Even though Steve Jobs initially seemed like a savior to music types when he offered them the chance to stem illegal pirating by making people once again pay for music via iTunes, eventually record companies grew annoyed when Apple became something of a monopoly for music lovers still willing to pay. Others, including Amazon, have tried to compete with iTunes (and still are: Have you met Spotify?), but iTunes became so big that it could demand a big cut of the revenue from digital sales of music. Hollywood does not want to let Netflix get that powerful, which is why it's supporting other streaming services (Hulu Plus) and launching its own storefronts to deliver content (HBO Go). And because the studios and networks are getting tough (or, if you prefer, clever), it's likely consumers will see the cost they pay to get streaming content go up — or that they'll have to hang on to their current cable subscriptions, with streaming access a bonus.

This all sounds ominous for Netflix. The drama of the last few weeks has clearly had an impact on the company's almost Apple-like image with consumers, and its stock price has suffered: Shares are worth nearly one third what they were before the price hike and they were down on early trading Friday by another 8 percent in reaction to the Starz blowup. But not everyone thinks the company is doomed. Mogul Mark Cuban, who owns both the Dallas Mavericks and HDNet, tweeted his support of Netflix last night and today argued losing Starz wasn't a big deal. He noted that Netflix still has a very wide array of content; we'd add that its being the first big entrant into the streaming marketplace, like iTunes and legal music sales, makes a big difference, too. The move into original content, like House of Cards, could also help. It's reminiscent of what happened back in 2007 when Showtime couldn't come to an agreement with Paramount and some smaller studios over a new deal for movies: Some experts predicted Showtime's quick demise; instead, the network just upped their original-programming output and are surviving quite nicely, thank you very much.

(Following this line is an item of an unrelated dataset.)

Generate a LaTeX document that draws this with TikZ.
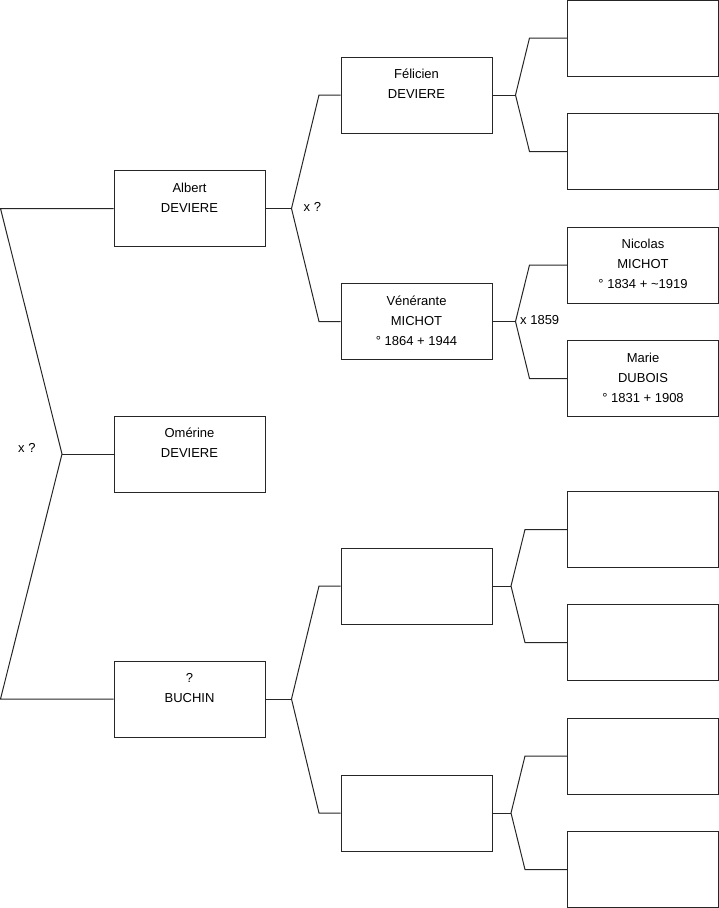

Plus, eight bucks for all you can stream is still outrageously affordable, particularly compared to other forms of media ($10 for a single album, nearly $100 for a concert or play). Yes, you might not be able to get everything you want, but the selection will still be huge. And in the same way you used to always be able to find something to watch when you aimlessly flicked up and down the cable dial while vegging out on your sofa, you'll likely be able to find something to make your eyeballs happy most of the time on your iPad. It's faster than bit-torrenting, and only eight dollars more expensive.